FMG Resources debt mixed on chatter related to Chinese interest; Tronox ticks up post-earnings

By Stephanie N. Rotondo

Phoenix, Aug. 5 – The distressed debt market was mixed in midweek trading, though perhaps more toward the softer side, according to market sources.

FMG Resources’ bonds were busy, but mixed, as the market reacted to chatter that China’s Hebei Iron and Steel Group and Tewoo Group had approached the Australian iron ore producer about purchasing stakes in some of the company’s assets.

One trader said the 8¼% notes due 2019 slipped “just a shade” to 74¾, while the 9¾% notes due 2022 rose 1½ points to 95.

Bloomberg first reported the news, citing “people with knowledge of the matter.” FMG later said publicly that it was “open to commercial discussions” but that there was no such deal at this time, nor was it imperative to ink one.

Among other recently topical commodity names, bonds were seen ending just as mixed as FMG.

Oil and gas bonds had no clear direction, even as crude oil prices rallied slightly by the end of business.
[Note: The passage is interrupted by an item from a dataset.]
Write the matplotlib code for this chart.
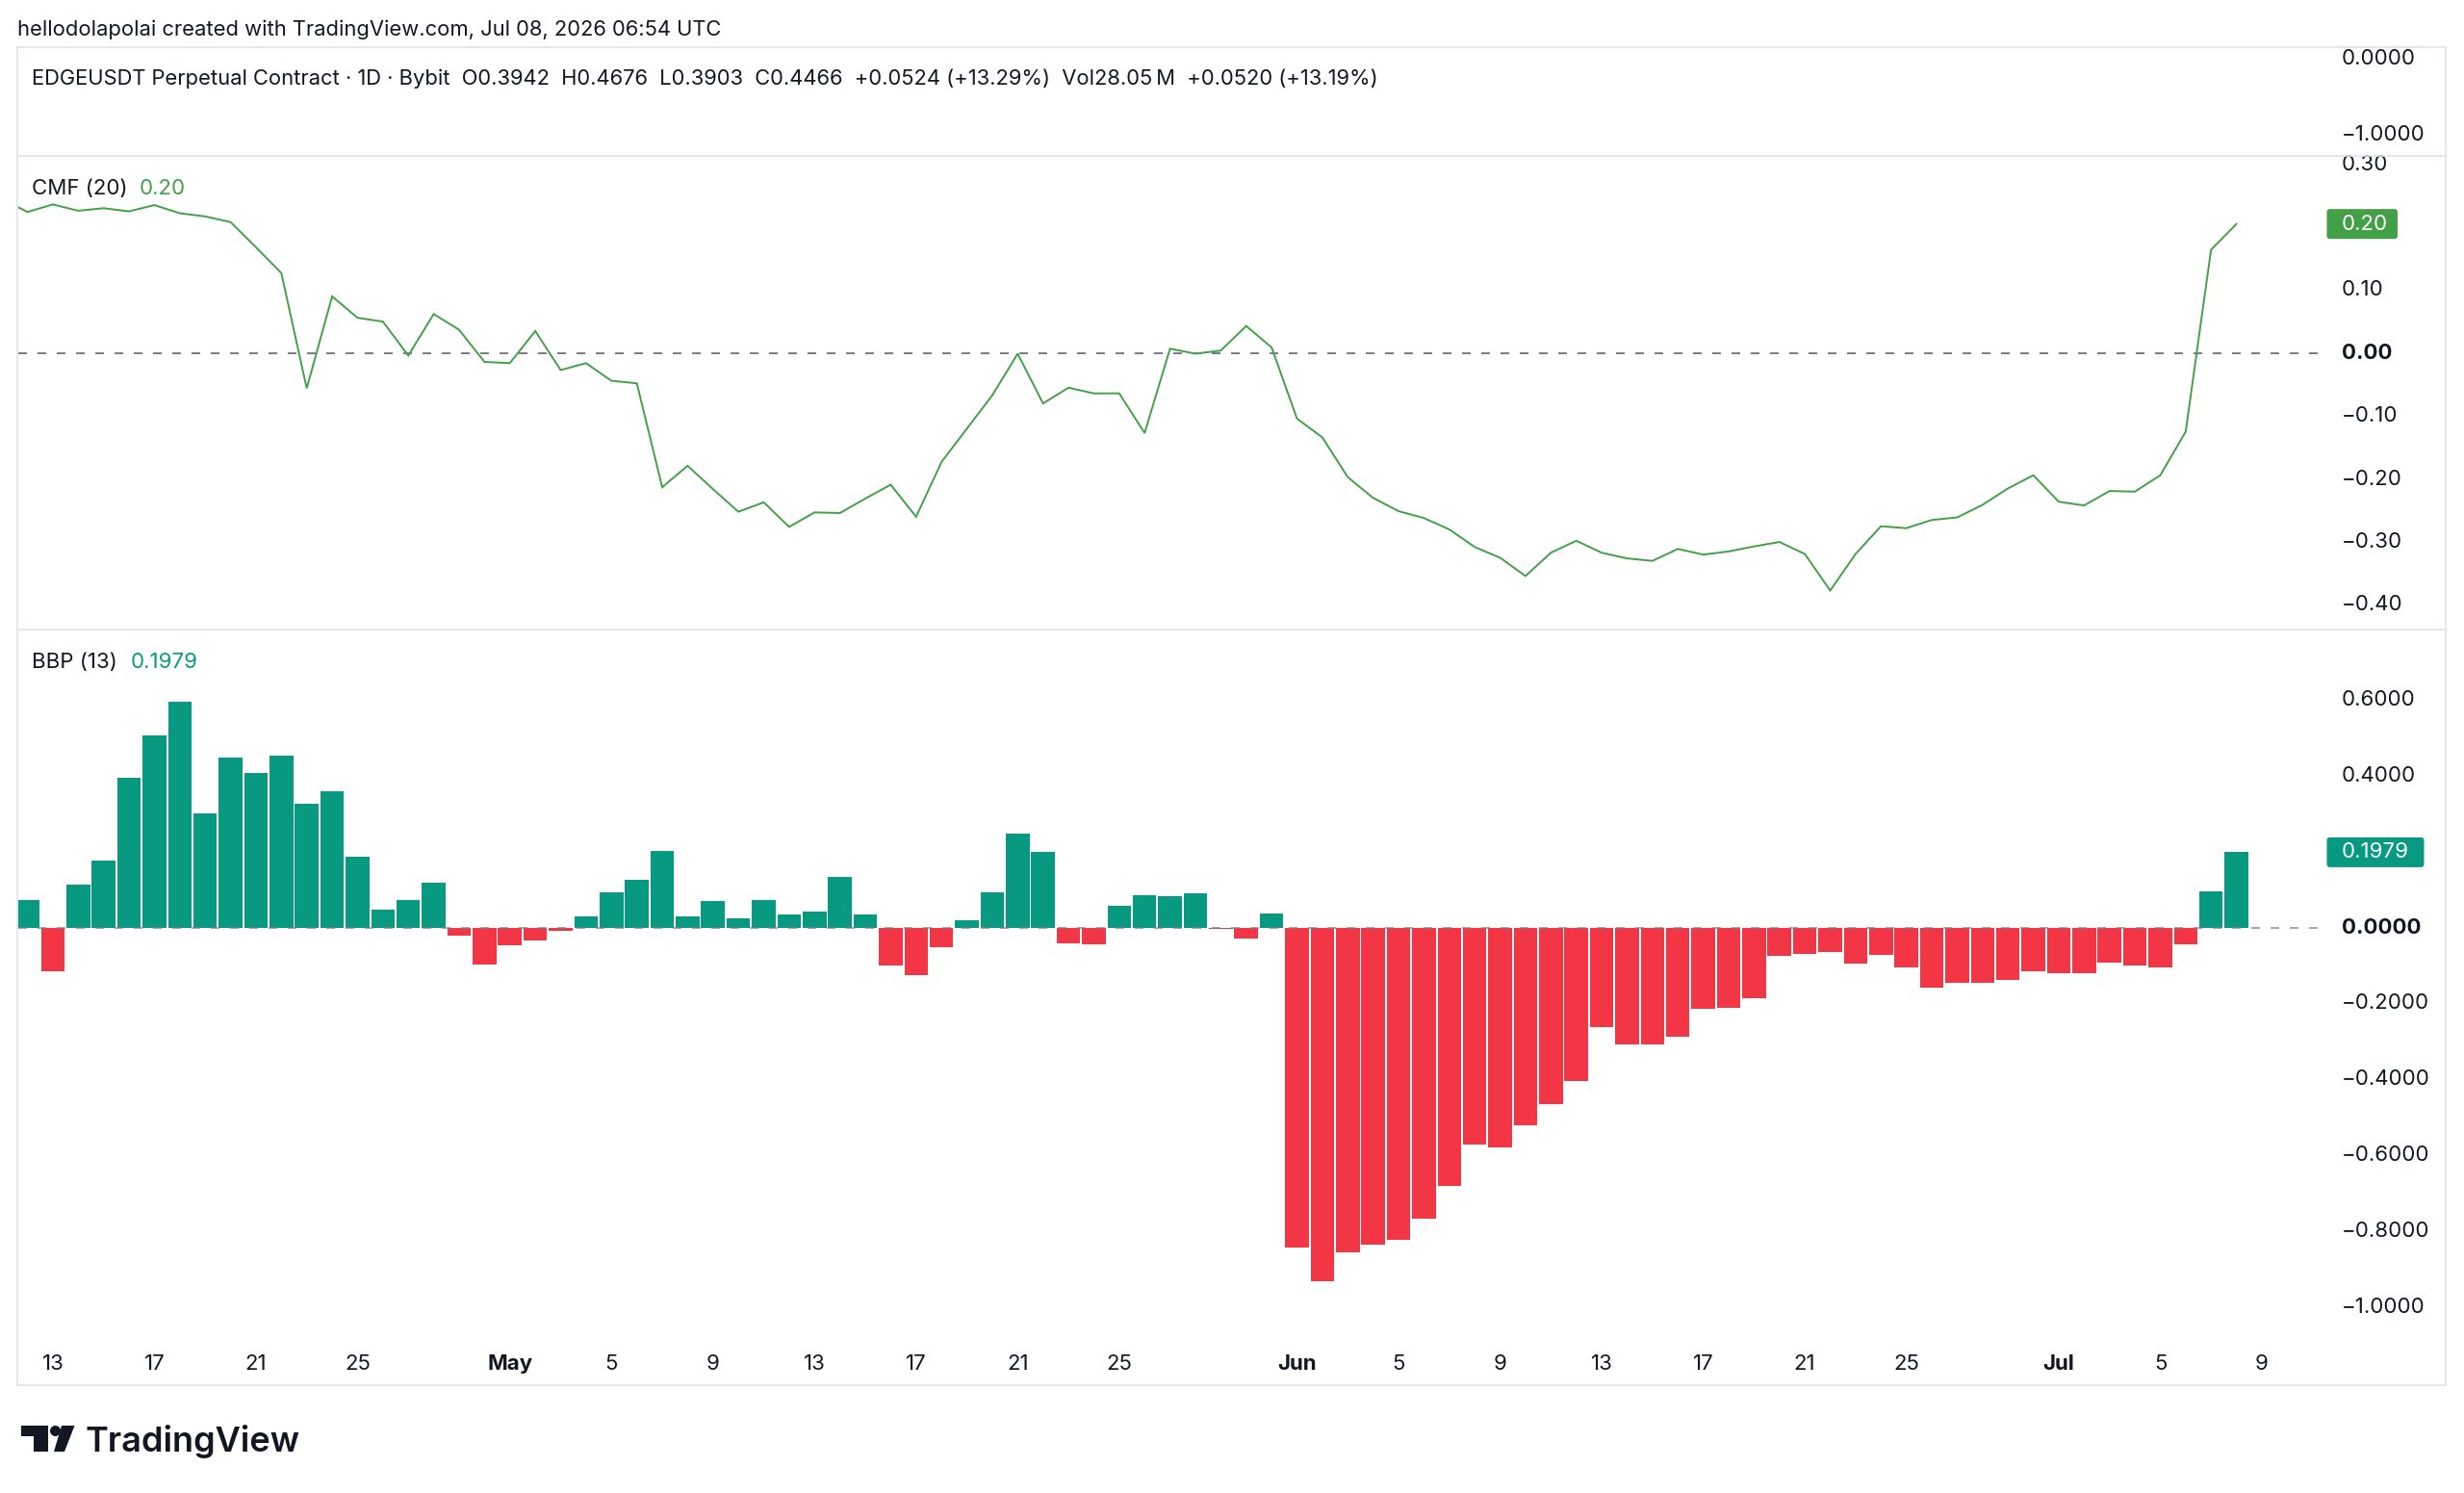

California Resources Corp.’s 6% notes due 2024 slipped about half a point, a trader said, placing the issue at 78 5/8.

However, Consol Energy Inc.’s 8% notes due 2023 inched up about the same amount to finish at 81.

In the coal arena, recently bankrupt Alpha Natural Resources Inc. saw its 6¼% notes due 2019 tick up a touch to 4 3/8. But in Peabody Energy Corp. paper, the 6½% notes due 2020 were seen falling nearly a point to 28¼, while the 6¼% notes due 2021 rose a point to 28¾.

Tronox aims higher

Chemical manufacturer Tronox Ltd.’s 6 3/8% notes due 2020 inched up a bit on the heels of the company’s latest quarterly results.

The results, which were released late Tuesday, showed higher revenue, but a wider loss.

A trader deemed the debt up almost a point at 82.

For the second quarter, the Stamford, Conn.-based company saw revenue improve to $617 million from $490 million the year before.

Adjusted net loss was $81 million, or 70 cents per share, compared to breakeven results posted the previous year.

Interest and debt expense jumped to $52 million from $33 million, due in part to higher debt levels and bridge financings related to an acquisition.